1. From 24 October 1963 to 8. September 1971 1 worked on Netherlands based ships.

2. From 9 September 1971 to 7 August 1976 I worked on Netherlands based ships for transport on inland water (Rhine).

3. From 7 August 1976 to 22 September 1983 1 worked on 3 Netherlands based ships (NedLloyd Company).

4. I was registered at the Rotterdam Municipality from 24 April 1972 until 4 August 1978 when, without my knowledge, I was erased from the register of municipal inhabitants.

5. On three different occasions until 1983, I requested official permission to establish myself in the Netherlands, which was not granted, although I fulfilled all the requirements imposed under the Netherlands law for foreign seamen (no criminal/political record either in Spain or in the Netherlands; more than seven years of employment on Netherlands based ships ... ; employed and registered in a given Netherlands municipality).

4.2. With regard to his claim to be a victim of discrimination, he stresses that

The people fired were all foreign workers . . . According to the Netherlands Labour Relations Act, when dismissals may take place, the Labour Employment Office must take into account the following elements:

(a) Seniority (first in, last out);

(b) Representation (persons to be fired must be proportionally represented among different "workers stratas at the company branch"). That means candidates to be dismissed must be selected among persons of different age, mastership, experience, education, etc;

(c) Workers to be fired have the right to ask for an alternative job at the same company/subsidiaries, if there are vacancies.

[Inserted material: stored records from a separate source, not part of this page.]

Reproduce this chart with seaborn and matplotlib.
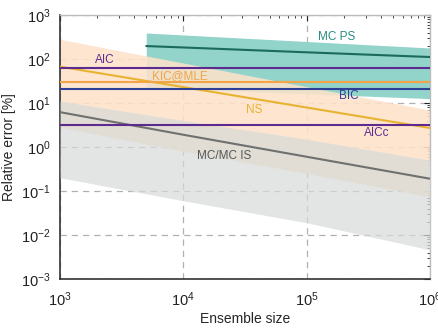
"""Relative error vs ensemble size for several evidence estimators."""
import matplotlib
matplotlib.use('Agg')
import matplotlib.pyplot as plt
import numpy as np
import seaborn as sns

# ensemble sizes
sizes = [1e3, 1e4, 1e5, 1e6]
sizes_ps = [5e3, 1e4, 1e5, 1e6]

# MC / MC IS (median and band)
mc = [6.2, 1.9, 0.6, 0.19]
mc_hi = [11.0, 4.0, 1.5, 0.5]
mc_lo = [0.2, 0.06, 0.019, 0.0046]

# NS (median and band)
ns = [67, 23, 7.9, 2.7]
ns_hi = [280, 81, 23.5, 6.9]
ns_lo = [2.8, 0.8, 0.25, 0.074]

# MC PS (median and band)
ps = [197, 183, 142, 111]
ps_hi = [390, 352, 250, 178]
ps_lo = [22.4, 20.7, 16.2, 12.6]

# information criteria (independent of ensemble size)
aic = 61
kic = 30
bic = 21
aicc = 3.1

sns.set_style('white')
plt.rcParams['font.family'] = ['Liberation Sans', 'DejaVu Sans']
plt.rcParams['mathtext.default'] = 'regular'

fig = plt.figure(figsize=(4.38, 3.30), dpi=100)
ax = fig.add_axes([0.137, 0.1545, 0.845, 0.80])
ax.set_xscale('log')
ax.set_yscale('log')

# uncertainty bands
ax.fill_between(sizes_ps, ps_lo, ps_hi, color='#92d3ca', lw=0, zorder=1)
ax.fill_between(sizes, ns_lo, ns_hi, color='#fde2ca', alpha=0.88, lw=0, zorder=2)
ax.fill_between(sizes, mc_lo, mc_hi, color='#d6dbd8', alpha=0.7, lw=0, zorder=3)

# curves
lw = 1.5
sns.lineplot(x=sizes_ps, y=ps, color='#1c6a5c', lw=lw, ax=ax, zorder=5)
sns.lineplot(x=sizes, y=ns, color='#e9b230', lw=lw, ax=ax, zorder=5)
sns.lineplot(x=sizes, y=mc, color='#6e716f', lw=lw, ax=ax, zorder=5)
sns.lineplot(x=[sizes[0], sizes[-1]], y=[aic] * 2, color='#5d2b8f', lw=lw, ax=ax, zorder=5)
sns.lineplot(x=[sizes[0], sizes[-1]], y=[kic] * 2, color='#f2a446', lw=lw, ax=ax, zorder=5)
sns.lineplot(x=[sizes[0], sizes[-1]], y=[bic] * 2, color='#2d3f96', lw=lw, ax=ax, zorder=5)
sns.lineplot(x=[sizes[0], sizes[-1]], y=[aicc] * 2, color='#5d2b8f', lw=lw, ax=ax, zorder=5)

# labels
fs = 8.5
ax.text(2320, 95, 'AIC', color='#5d2b8f', fontsize=fs, ha='center', va='center', zorder=6)
ax.text(9400, 41, 'KIC@MLE', color='#f2a446', fontsize=fs, ha='center', va='center', zorder=6)
ax.text(1.76e5, 316, 'MC PS', color='#2a8c80', fontsize=fs, ha='center', va='center', zorder=6)
ax.text(2.21e5, 14.4, 'BIC', color='#2d3f96', fontsize=fs, ha='center', va='center', zorder=6)
ax.text(3.74e4, 6.9, 'NS', color='#e9b230', fontsize=fs, ha='center', va='center', zorder=6)
ax.text(3.66e5, 2.08, 'AICc', color='#5d2b8f', fontsize=fs, ha='center', va='center', zorder=6)
ax.text(2.14e4, 0.63, 'MC/MC IS', color='#555857', fontsize=fs, ha='center', va='center', zorder=6)

ax.set_xlim(1e3, 1e6)
ax.set_ylim(1e-3, 1e3)
ax.grid(True, which='major', ls=(0, (5, 4)), color='#b0b0b0', lw=0.9, zorder=0)
for gl in ax.get_xgridlines() + ax.get_ygridlines():
    gl.set_zorder(4)

ax.tick_params(which='both', direction='in', top=True, right=True, labelsize=10.5, colors='#222222')
ax.tick_params(which='major', length=4)
ax.tick_params(axis='x', which='major', pad=8)
ax.tick_params(axis='y', which='major', pad=7)
ax.tick_params(which='minor', length=2)
for side in ['left', 'bottom']:
    ax.spines[side].set_color('#333333')
    ax.spines[side].set_linewidth(1.2)
for side in ['top', 'right']:
    ax.spines[side].set_color('#bbbbbb')
    ax.spines[side].set_linewidth(1.0)

ax.set_xlabel('Ensemble size', fontsize=10, labelpad=2)
ax.set_ylabel('Relative error [%]', fontsize=10)
ax.yaxis.set_label_coords(-0.118, 0.5)

fig.savefig('out.png', dpi=100)
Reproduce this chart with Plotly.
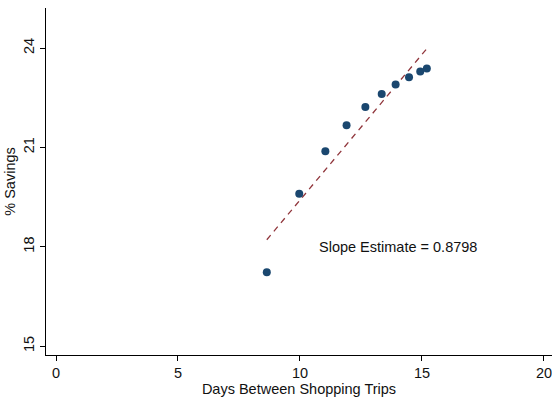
import plotly.graph_objects as go

# Binned scatter: shopping-trip interval vs. percentage savings
days = [8.64, 9.97, 11.04, 11.91, 12.68, 13.35, 13.92, 14.47, 14.93, 15.20]
savings = [17.23, 19.60, 20.88, 21.67, 22.22, 22.61, 22.90, 23.12, 23.29, 23.38]

slope = 0.8798
intercept = 10.61

x_ticks = [0, 5, 10, 15, 20]
y_ticks = [15, 18, 21, 24]

fit_x = [min(days), max(days)]
fit_y = [intercept + slope * v for v in fit_x]

FS = 14.5

fig = go.Figure()
fig.add_trace(go.Scatter(
    x=fit_x, y=fit_y, mode="lines",
    line=dict(color="#90353b", width=1.3, dash="6px,5px"),
    showlegend=False, hoverinfo="skip",
))
fig.add_trace(go.Scatter(
    x=days, y=savings, mode="markers",
    marker=dict(color="#1a476f", size=8, line=dict(width=0)),
    showlegend=False,
))

fig.add_annotation(
    x=10.68, y=18.0, xref="x", yref="y",
    text=f"Slope Estimate = {slope:.4f}",
    showarrow=False, xanchor="left", yanchor="middle",
    font=dict(size=FS, color="#111111"),
)

axis_common = dict(
    showgrid=False, zeroline=False, showline=True,
    linecolor="#000000", linewidth=1,
    ticks="outside", ticklen=5, tickcolor="#000000",
    tickfont=dict(size=FS, color="#111111"),
    ticklabeloverflow="allow",
)

fig.update_layout(
    width=552, height=402,
    margin=dict(l=46, r=0, t=8, b=47),
    paper_bgcolor="white", plot_bgcolor="white",
    font=dict(family="Liberation Sans, Arial, sans-serif", size=FS, color="#111111"),
    xaxis=dict(
        range=[-0.41, 20.33], tickvals=x_ticks,
        title=dict(text="Days Between Shopping Trips", font=dict(size=FS), standoff=1),
        **axis_common,
    ),
    yaxis=dict(
        range=[14.73, 25.21], tickvals=y_ticks, tickangle=-90,
        title=dict(text="% Savings", font=dict(size=FS), standoff=2),
        **axis_common,
    ),
)

fig.write_html("out.html")
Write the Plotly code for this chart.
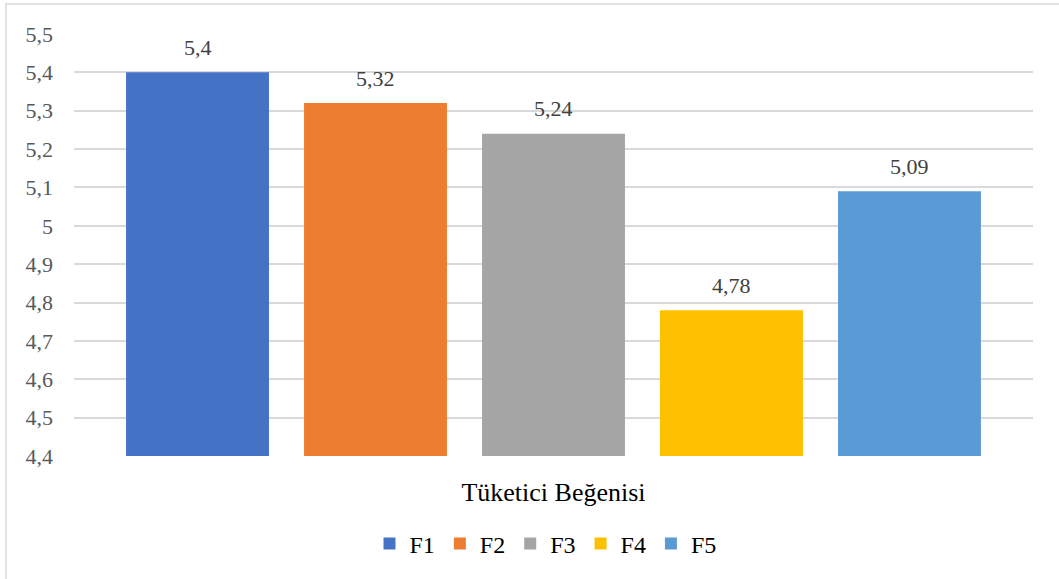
import plotly.graph_objects as go

category = ["Tüketici Beğenisi"]
series_names = ["F1", "F2", "F3", "F4", "F5"]
series_values = [5.4, 5.32, 5.24, 4.78, 5.09]
series_colors = ["#4472C4", "#ED7D31", "#A5A5A5", "#FFC000", "#5B9BD5"]
y_ticks = [4.4, 4.5, 4.6, 4.7, 4.8, 4.9, 5.0, 5.1, 5.2, 5.3, 5.4, 5.5]

SERIF = "Liberation Serif, DejaVu Serif, serif"
W, H = 1059, 579
ML, MR, MT, MB = 74, 26, 34, 123
pw = W - ML - MR
ph = H - MT - MB
bargap, bargroupgap = 0.072, 0.197
slot = pw * (1 - bargap) / len(series_names)


def fmt(v):
    return f"{v:g}".replace(".", ",")


fig = go.Figure()
annotations = []
for i, (name, val, col) in enumerate(zip(series_names, series_values, series_colors)):
    fig.add_trace(go.Bar(
        name=name, x=category, y=[val - 4.4], base=4.4,
        marker=dict(color=col, line=dict(width=0)),
        hoverinfo="name+y",
    ))
    annotations.append(dict(
        x=category[0], y=val, xref="x", yref="y",
        xshift=(i - (len(series_names) - 1) / 2) * slot, yshift=25,
        text=fmt(val), showarrow=False, yanchor="middle",
        font=dict(family=SERIF, size=22, color="#404040"),
    ))

fig.update_layout(
    width=W, height=H,
    margin=dict(l=ML, r=MR, t=MT, b=MB),
    paper_bgcolor="white", plot_bgcolor="white",
    barmode="group", bargap=bargap, bargroupgap=bargroupgap,
    separators=",.",
    font=dict(family=SERIF, color="#595959"),
    showlegend=True,
    legend=dict(orientation="h", x=0.5 - 8 / pw, xanchor="center",
                y=-88 / ph, yanchor="middle",
                font=dict(family=SERIF, size=24, color="#000000"),
                itemwidth=30, traceorder="normal"),
    xaxis=dict(showgrid=False, showline=False, ticks="",
               tickfont=dict(family=SERIF, size=26, color="#000000"),
               ticklabelstandoff=18),
    yaxis=dict(range=[4.4, 5.5], tickvals=y_ticks,
               ticktext=[fmt(v) for v in y_ticks],
               showgrid=True, gridcolor="#D9D9D9", gridwidth=1.5,
               zeroline=False, showline=False, ticks="",
               tickfont=dict(family=SERIF, size=22, color="#595959"),
               ticklabelstandoff=20),
    annotations=annotations,
    shapes=[dict(type="rect", xref="paper", yref="paper",
                 x0=(6 - ML) / pw, x1=(W + 10 - ML) / pw,
                 y0=-(MB + 10) / ph, y1=1 + (MT - 4) / ph,
                 line=dict(color="#D9D9D9", width=1.5), fillcolor="rgba(0,0,0,0)",
                 layer="below")],
)

fig.write_html("out.html")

All of these elements are stated at the Collective Labour Agreement (CAO) signed by the Netherlands Labour Unions and the Companies. The CAO was agreed five years before we were fired and any foreign seaman with more than three years of service was automatically in included in it, independently of whether the seaman was a member of a given union or not.

4.3. The author argues that none of the above mentioned criteria was taken into account by the Labour Employment Office at Rotterdam. He further states:

The Minister of Labour produced a letter (dated 23 September 1983) to the Director of the Labour Employment Office, stating that in the specific situation of the foreign seamen ("NedLloyd Case") the principles of seniority, and representation must not be applied. A new criteria, completely unknown to us and which was not present in the CAO was implemented: the criteria of the place of residence for foreign seamen. That means, seamen could be fired if they could not Drove that they had a residence on Netherlands soil. Never before was the place of residence an element to determine whether workers could be fired.

5.1. Before considering any claims contained in a communication, the Human Rights Committee must, in accordance with rule 87 of its provisional rules of procedure, decide whether or not it is admissible under the Optional Protocol to the Covenant.

5.2. With regard to article 5, paragraph 2 (b), of the Optional Protocol, the State party has argued that the civil proceedings concerning the author and the other seamen are still sub judice before the Rotterdam Cantonal Court. An adverse decision by that court would be appealable to the District Court, whose decision in turn could. be tested in cessation before the Supreme Court. Accordingly, the Committee finds that domestic remedies have not been exhausted.

6. The Human Rights Committee therefore decides:

(1) The communication is inadmissible;

(2) This decision shall be communicated to the author and to the State party.